One of the most commonly used custom variables is t. T is used to represent time, sometimes in the form of a counter. It is normally just incremented by a small amount each frame, and then used in the expressions defining the other variables such as x and y. For example, in the frame edit box put:
t=t+.01;
And in the pixel edit box put:
x=sin(t); y=cos(t);
This will make a dot that moves around the screen in a circle(or oval since the screen is most likely a rectangle). Here's another example using the same code in the frame box, but in the pixel box put:
x=sin(t); y=i*2-1;
And now you have a moving line. You can also make it change color over time. For example, to pulse between black and white you can use:
red=sin(t); blue=sin(t); green=sin(t);
Well, that's all the examples I'm going to give right now for t. Just try and make your own stuff using it. You'll probably have to try to figure out how to use some of the functions to make use of t, or you can wait until my next tutorial when I discuss all of the different functions.
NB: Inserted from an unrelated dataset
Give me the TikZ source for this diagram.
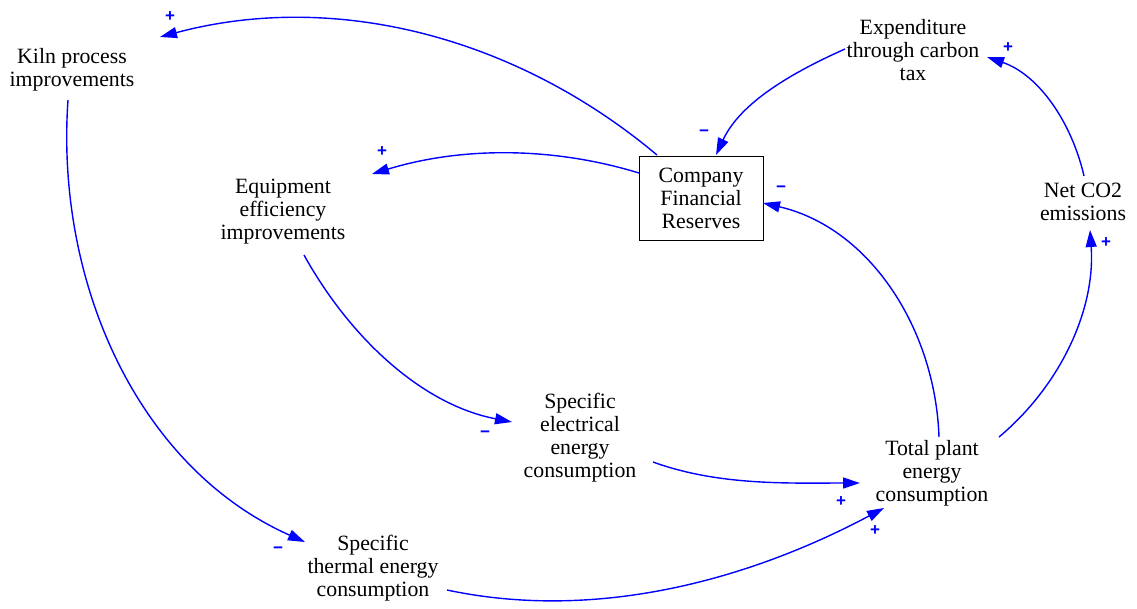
\documentclass[tikz,border=0pt]{standalone}
\usepackage{fontspec}
\setmainfont{Liberation Serif}
\newfontfamily\polfont{Liberation Sans}
\usetikzlibrary{arrows.meta}

\begin{document}
\begin{tikzpicture}[x=1pt,y=1pt,
    var/.style={align=center,font=\fontsize{21.8}{23}\selectfont,inner sep=0pt},
    stock/.style={var,draw,line width=1pt,minimum width=124pt,minimum height=84pt},
    link/.style={draw=blue,line width=1.4pt,-{Triangle[length=17pt,width=11pt]}},
    pol/.style={text=blue,font=\polfont\bfseries\fontsize{17}{17}\selectfont,inner sep=0pt}]
  \useasboundingbox (0,0) rectangle (1137,-608);

  \node[var] (kiln) at (72,-70) {Kiln process\\improvements};
  \node[var] (expend) at (913,-50) {Expenditure\\through carbon\\tax};
  \node[var] (equip) at (283,-212) {Equipment\\efficiency\\improvements};
  \node[stock] (res) at (701,-198) {Company\\Financial\\Reserves};
  \node[var] (netco) at (1083,-202) {Net CO2\\emissions};
  \node[var] (elec) at (580,-438) {Specific\\electrical\\energy\\consumption};
  \node[var] (total) at (932,-473) {Total plant\\energy\\consumption};
  \node[var] (thermal) at (373,-568) {Specific\\thermal energy\\consumption};

  \draw[link] ([shift={(-44,43)}]res.center) .. controls +(140:185) and +(15:180) .. ([shift={(88,33)}]kiln.center);
  \draw[link] ([shift={(-62,25)}]res.center) .. controls +(163:92) and +(17:92) .. ([shift={(89,38)}]equip.center);
  \draw[link] ([shift={(-68,1)}]expend.center) .. controls +(204:58) and +(65:58) .. ([shift={(15,43)}]res.center);
  \draw[link] ([shift={(1,26)}]netco.center) .. controls +(103:55) and +(341:55) .. ([shift={(74,-7)}]expend.center);
  \draw[link] ([shift={(7,36)}]total.center) .. controls +(92:109) and +(347:109) .. ([shift={(62,-5)}]res.center);
  \draw[link] ([shift={(67,36)}]total.center) .. controls +(40:80) and +(274:80) .. ([shift={(7,-28)}]netco.center);
  \draw[link] ([shift={(-4,-30)}]kiln.center) .. controls +(266:183) and +(156:183) .. ([shift={(-68,26)}]thermal.center);
  \draw[link] ([shift={(21,-43)}]equip.center) .. controls +(299:93) and +(169:93) .. ([shift={(-68,16)}]elec.center);
  \draw[link] ([shift={(73,-24)}]elec.center) .. controls +(340:70) and +(180:70) .. ([shift={(-72,-10)}]total.center);
  \draw[link] ([shift={(74,-22)}]thermal.center) .. controls +(348:153) and +(208:153) .. ([shift={(-48,-35)}]total.center);

  \node[pol] (pkiln) at (170,-17) {+};
  \node[pol] (pequip) at (382,-152) {+};
  \node[pol] (pres1) at (704,-133) {−};
  \node[pol] (pexp) at (1008,-48) {+};
  \node[pol] (pres2) at (781,-189) {−};
  \node[pol] (pnet) at (1106,-243) {+};
  \node[pol] (ptherm) at (278,-550) {−};
  \node[pol] (pelec) at (485,-434) {−};
  \node[pol] (ptot1) at (841,-502) {+};
  \node[pol] (ptot2) at (875,-531) {+};
\end{tikzpicture}
\end{document}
Other common user variables are d and r. They are based on the polar coordinate system, which is an alternative to the Cartesian coordinate system(x and y). D is the distance between the point and the origin(the center of the screen). R is the measure of the angle counter-clockwise from the positive x axis to an imaginary ray that starts at the origin and intersects the point(thanks goes to 13373571 for helping me with the wording).